Nonlinear size-dependent vibration behavior of graphene nanoplate considering surfaces effects using a multiple-scale technique

摘要

In this article, a multiple-scale perturbation method is employed to analyze nonlinear free vibration of nanoplate incorporating surface effects. Eringen's nonlocal theory as well as surface elasticity theory of Gurtin and Murdoch is used to consider small scale effect by presenting the nonlocal parameter and the surface effects at the top and bottom of the bulk part of the nanoplate as a membrane with different mechanical properties, respectively. A multiple-scale perturbation method is suggested to consider the expansion representing the response to be a function of multiple independent variables, or scales, instead of a single variable. It also should be mentioned that graphene sheets are considered suitable candidates in nanoplates to increase the mechanical properties of the nanostructures. Employing the Hamilton's principle, the three coupled nonlinear equations of motion are obtained based on Hooke's law and the von Karman nonlinear strain-displacement relationship.
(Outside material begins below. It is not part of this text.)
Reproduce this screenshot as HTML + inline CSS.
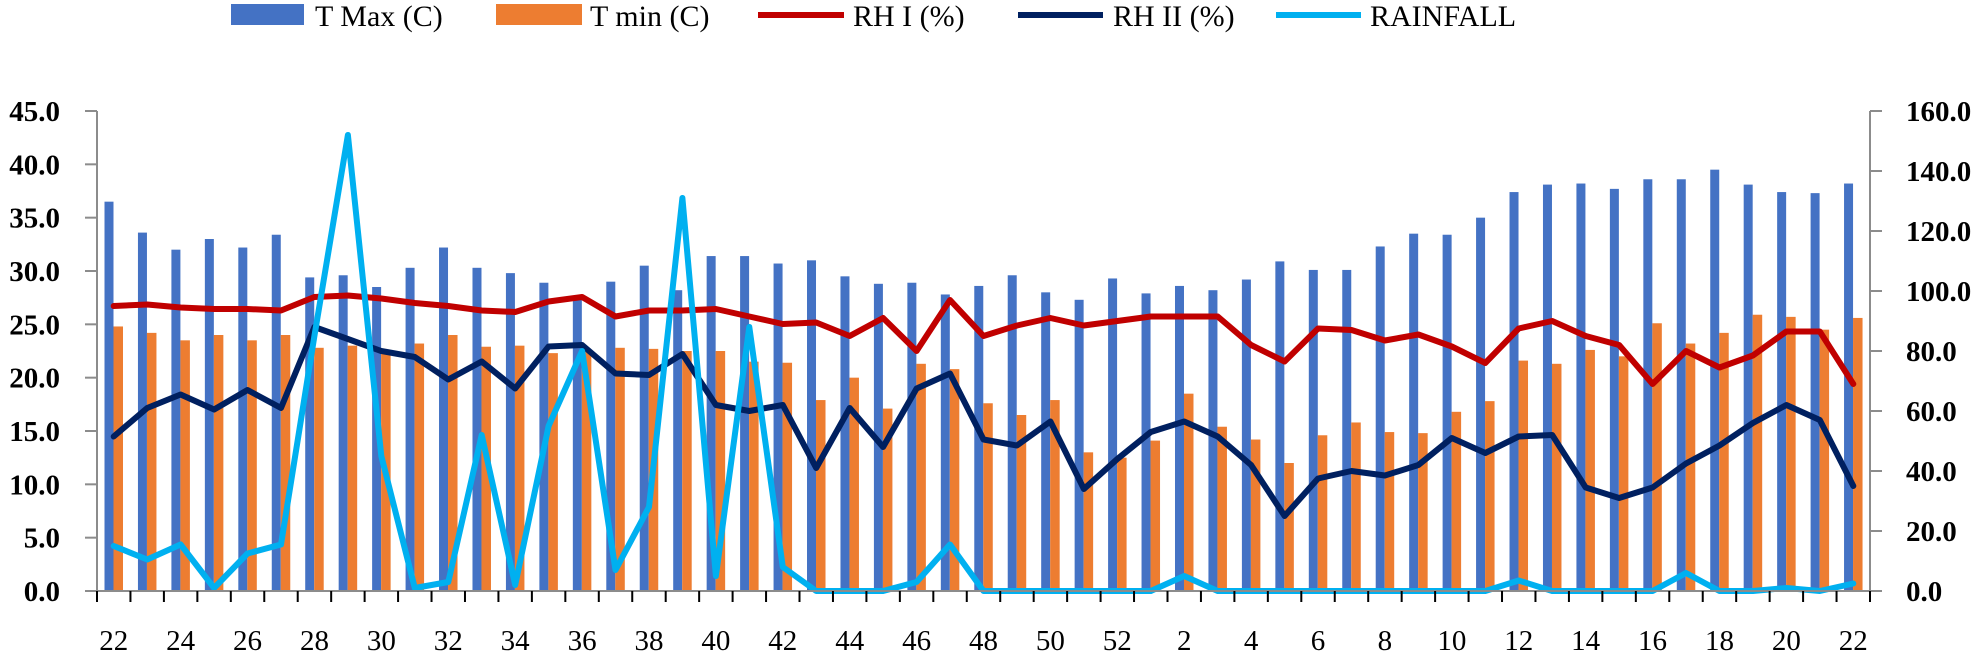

To show the accuracy of the presented method results are compared with literature and a good agreement is observed. Effects of two kinds of boundary conditions SSSS1 and SSSS2, as well as nonlocal parameter, surface residual stress and surface elastic modulus parameter on nonlinear frequency of nanoplate are analyzed. The results illustrate that by increasing the nonlocal parameter the nonlinear frequency shows a decreasing behavior while by increasing the surface residual stress and surface elastic modulus parameter, nanoplate's stiffness increases therefore the nonlinear frequencies increase. Also, it can be mentioned that the surface effects have very small effects on nonlinear frequencies and can be ignored. Therefore, they don't play an important role on the nonlinear fundamental frequencies of nanoplate.